-- START OF ENTRIES --
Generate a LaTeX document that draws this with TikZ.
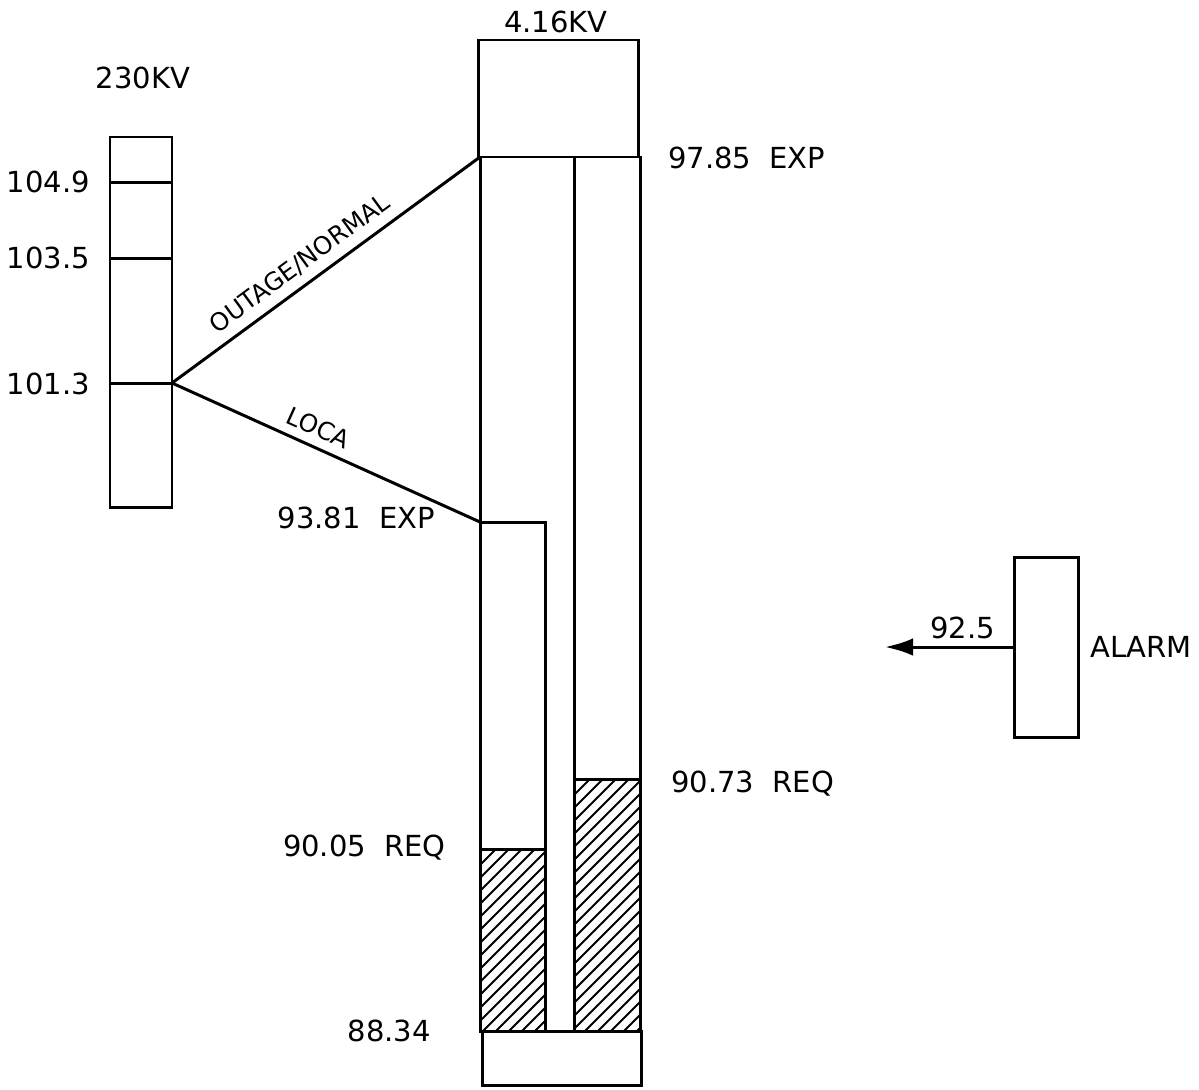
\documentclass[tikz,border=0pt]{standalone}
\usepackage{fontspec}
\setmainfont{DejaVu Sans}
\usetikzlibrary{arrows.meta}

\begin{document}
\begin{tikzpicture}[x=0.02cm,y=-0.02cm,line width=1.7pt,
  lbl/.style={font=\fontsize{16.5}{19}\selectfont, inner sep=1pt},
  slbl/.style={font=\fontsize{14}{16}\selectfont, inner sep=1pt, sloped, above=4pt},
  hatchline/.style={line width=1.1pt}]
\useasboundingbox (0,0) rectangle (1199,1089);

% 230KV bus
\draw (110,137) rectangle (172,507);
\draw (110,182) -- (172,182);
\draw (110,258) -- (172,258);
\draw (110,383) -- (172,383);
\coordinate (hv) at (172,383);
\node[lbl] (hvbus) at (143,78) {230KV};
\node[lbl, anchor=east] (v1049) at (93,182) {104.9};
\node[lbl, anchor=east] (v1035) at (93,258) {103.5};
\node[lbl, anchor=east] (v1013) at (93,384) {101.3};

% 4.16KV bus
\begin{scope}
\clip (480,849) rectangle (545,1031);
\foreach \y in {849,862,...,1120}
  \draw[hatchline] (470,\y) -- (560,\y-90);
\end{scope}
\begin{scope}
\clip (574,779) rectangle (640,1031);
\foreach \y in {779,792,...,1120}
  \draw[hatchline] (564,\y) -- (654,\y-90);
\end{scope}
\draw (478,40) rectangle (638,157);
\draw (480,157) rectangle (640,1031);
\draw (574,157) -- (574,1031);
\draw (480,522) -- (545,522) -- (545,1031);
\draw (480,849) -- (545,849);
\draw (574,779) -- (640,779);
\draw (482,1031) rectangle (641,1085);
\coordinate (expn) at (480,157);
\coordinate (expl) at (480,522);
\node[lbl] (lvbus) at (556,22) {4.16KV};
\node[lbl, anchor=west] (v9785) at (665,158) {97.85~~EXP};
\node[lbl, anchor=east] (v9381) at (438,518) {93.81~~EXP};
\node[lbl, anchor=west] (v9073) at (668,784) {90.73~~REQ};
\node[lbl, anchor=east] (v9005) at (449,848) {90.05~~REQ};
\node[lbl, anchor=east] (v8834) at (434,1031) {88.34};

\draw (hv) -- node[slbl, pos=0.455] {OUTAGE/NORMAL} (expn);
\draw (hv) -- node[slbl, pos=0.45] {LOCA} (expl);

% alarm
\draw (1014,557) rectangle (1078,737);
\coordinate (alarmtap) at (1014,647);
\coordinate (alarmend) at (885,647);
\draw[-{Latex[length=16pt,width=10pt]}] (alarmtap) -- node[lbl, pos=0.4, above=3pt] {92.5} (alarmend);
\node[lbl, anchor=west] (alarm) at (1087,647) {ALARM};
\end{tikzpicture}
\end{document}
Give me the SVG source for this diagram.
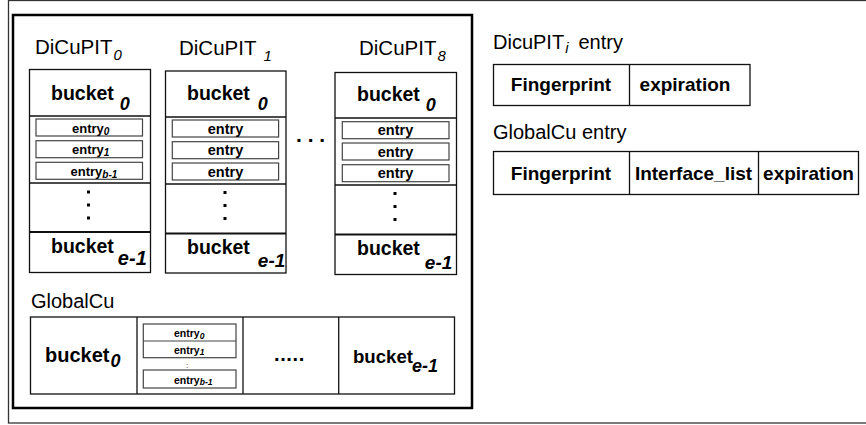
<svg xmlns="http://www.w3.org/2000/svg" width="866" height="425" viewBox="0 0 866 425">
<style>
.frame{fill:none;stroke:#333;stroke-width:1.3}
.inner{fill:none;stroke:#000;stroke-width:2.5}
.box{fill:#fff;stroke:#111;stroke-width:1.3}
.ebox{fill:#fff;stroke:#444;stroke-width:1.2}
.div{stroke:#111;stroke-width:1.3}
.thick{stroke:#111;stroke-width:2.2}
.dot{fill:#000}
text{font-family:"Liberation Sans",Arial,sans-serif;fill:#000}
.t{font-size:20.5px}
.b{font-weight:bold}
.i{font-style:italic}
.lab{font-size:20px}
.cell{font-size:19px;font-weight:bold;text-anchor:middle}
</style>
<rect class="frame" x="8.5" y="0.5" width="870" height="422.5"/>
<rect class="inner" x="13" y="15" width="459" height="393"/>

<g id="dicupit0">
<text class="t" x="35" y="54">DiCuPIT<tspan class="i" font-size="15" dx="1" dy="6">0</tspan></text>
<rect class="box" x="29.5" y="69.5" width="121" height="203"/>
<line class="div" x1="29.5" y1="116" x2="150.5" y2="116"/>
<line class="div" x1="29.5" y1="183" x2="150.5" y2="183"/>
<line class="thick" x1="29.5" y1="232" x2="150.5" y2="232"/>
<text class="b" font-size="19.5" x="51" y="99.5">bucket<tspan class="i" font-size="18" dx="6" dy="10">0</tspan></text>
<rect class="ebox" x="36" y="119" width="106.5" height="17"/>
<rect class="ebox" x="36" y="140.7" width="106.5" height="17"/>
<rect class="ebox" x="36" y="162.3" width="106.5" height="17"/>
<text class="b" font-size="13" x="72" y="132.5">entry<tspan class="i" font-size="10" dy="2">0</tspan></text>
<text class="b" font-size="13" x="72" y="154">entry<tspan class="i" font-size="10" dy="2">1</tspan></text>
<text class="b" font-size="13" x="70.5" y="175.5">entry<tspan class="i" font-size="10" dy="2">b-1</tspan></text>
<rect class="dot" x="87" y="190.5" width="3" height="3"/>
<rect class="dot" x="87" y="203.5" width="3" height="3"/>
<rect class="dot" x="87" y="216.5" width="3" height="3"/>
<text class="b" font-size="19.5" x="51" y="253">bucket<tspan class="i" font-size="20" dx="4" dy="12">e-1</tspan></text>
</g>

<g id="dicupit1">
<text class="t" x="179" y="55">DiCuPIT<tspan class="i" font-size="15" dx="7" dy="6">1</tspan></text>
<rect class="box" x="165.5" y="71" width="120.5" height="202"/>
<line class="div" x1="165.5" y1="117" x2="286" y2="117"/>
<line class="div" x1="165.5" y1="184" x2="286" y2="184"/>
<line class="thick" x1="165.5" y1="233.5" x2="286" y2="233.5"/>
<text class="b" font-size="19.5" x="187" y="100">bucket<tspan class="i" font-size="18" dx="8" dy="10">0</tspan></text>
<rect class="ebox" x="172.3" y="120" width="106.3" height="17"/>
<rect class="ebox" x="172.3" y="141.7" width="106.3" height="17"/>
<rect class="ebox" x="172.3" y="163" width="106.3" height="17"/>
<text class="b" font-size="14.5" x="225.5" y="133.5" text-anchor="middle">entry</text>
<text class="b" font-size="14.5" x="225.5" y="155" text-anchor="middle">entry</text>
<text class="b" font-size="14.5" x="225.5" y="176.5" text-anchor="middle">entry</text>
<rect class="dot" x="223.5" y="191" width="3" height="3"/>
<rect class="dot" x="223.5" y="204" width="3" height="3"/>
<rect class="dot" x="223.5" y="217" width="3" height="3"/>
<text class="b" font-size="19.5" x="187" y="254">bucket<tspan class="i" font-size="19" dx="8" dy="13">e-1</tspan></text>
</g>

<g id="ellipsis">
<text class="b" font-size="21" x="296" y="141.5">. . .</text>
</g>

<g id="dicupit8">
<text class="t" x="359" y="55">DiCuPIT<tspan class="i" font-size="15" dx="1" dy="6">8</tspan></text>
<rect class="box" x="335" y="72.5" width="121.5" height="202"/>
<line class="div" x1="335" y1="118" x2="456.5" y2="118"/>
<line class="div" x1="335" y1="185" x2="456.5" y2="185"/>
<line class="thick" x1="335" y1="234.5" x2="456.5" y2="234.5"/>
<text class="b" font-size="19.5" x="357" y="101">bucket<tspan class="i" font-size="18" dx="6" dy="10">0</tspan></text>
<rect class="ebox" x="342.3" y="121.7" width="106.7" height="17"/>
<rect class="ebox" x="342.3" y="143" width="106.7" height="17"/>
<rect class="ebox" x="342.3" y="164.7" width="106.7" height="17"/>
<text class="b" font-size="14.5" x="395.5" y="135" text-anchor="middle">entry</text>
<text class="b" font-size="14.5" x="395.5" y="156.5" text-anchor="middle">entry</text>
<text class="b" font-size="14.5" x="395.5" y="178" text-anchor="middle">entry</text>
<rect class="dot" x="393.5" y="192" width="3" height="3"/>
<rect class="dot" x="393.5" y="205" width="3" height="3"/>
<rect class="dot" x="393.5" y="218" width="3" height="3"/>
<text class="b" font-size="19.5" x="357" y="255">bucket<tspan class="i" font-size="19" dx="5" dy="14">e-1</tspan></text>
</g>

<g id="globalcu">
<text class="lab" x="31" y="308">GlobalCu</text>
<rect class="box" x="30.5" y="317" width="424" height="77"/>
<line class="div" x1="137" y1="317" x2="137" y2="394"/>
<line class="div" x1="243" y1="317" x2="243" y2="394"/>
<line class="div" x1="338.7" y1="317" x2="338.7" y2="394"/>
<text class="b" font-size="20" x="45" y="362">bucket<tspan class="i" font-size="18" dx="1" dy="5">0</tspan></text>
<rect class="ebox" x="143.3" y="324" width="92.7" height="33.7"/>
<line class="ebox" x1="143.3" y1="341" x2="236" y2="341"/>
<rect class="ebox" x="143.3" y="370" width="92.7" height="18"/>
<text class="b" font-size="10.5" x="174" y="337">entry<tspan class="i" font-size="8.5" dy="2">0</tspan></text>
<text class="b" font-size="10.5" x="174" y="353.5">entry<tspan class="i" font-size="8.5" dy="1">1</tspan></text>
<text font-size="8" x="186" y="368" fill="#555">:</text>
<text class="b" font-size="10.5" x="174" y="383.5">entry<tspan class="i" font-size="8.5" dy="1">b-1</tspan></text>
<text class="b" font-size="20" x="274" y="361" letter-spacing="0.6">.....</text>
<text class="b" font-size="18.6" x="353" y="363">bucket<tspan class="i" font-size="18" dx="-1" dy="9">e-1</tspan></text>
</g>

<g id="dicupit-entry">
<text class="lab" x="493" y="49">DicuPIT<tspan class="i" font-size="15" dx="1" dy="4">i</tspan><tspan dx="10" dy="-4">entry</tspan></text>
<rect class="box" x="493.5" y="64.5" width="256.5" height="41"/>
<line class="div" x1="629.5" y1="64.5" x2="629.5" y2="105.5"/>
<text class="cell" x="561" y="91">Fingerprint</text>
<text class="cell" x="685" y="91">expiration</text>
</g>

<g id="globalcu-entry">
<text class="lab" x="493" y="139" font-size="19.6">GlobalCu entry</text>
<rect class="box" x="493.5" y="151.5" width="365" height="43"/>
<line class="div" x1="629.5" y1="151.5" x2="629.5" y2="194.5"/>
<line class="div" x1="758.5" y1="151.5" x2="758.5" y2="194.5"/>
<text class="cell" x="561" y="180">Fingerprint</text>
<text class="cell" x="693.5" y="180">Interface_list</text>
<text class="cell" x="808.5" y="180">expiration</text>
</g>

<g id="connectors"></g>
</svg>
-- END OF ENTRIES --
Return every line from the records above that holds the word "this".

Generate a LaTeX document that draws this with TikZ.
Give me the SVG source for this diagram.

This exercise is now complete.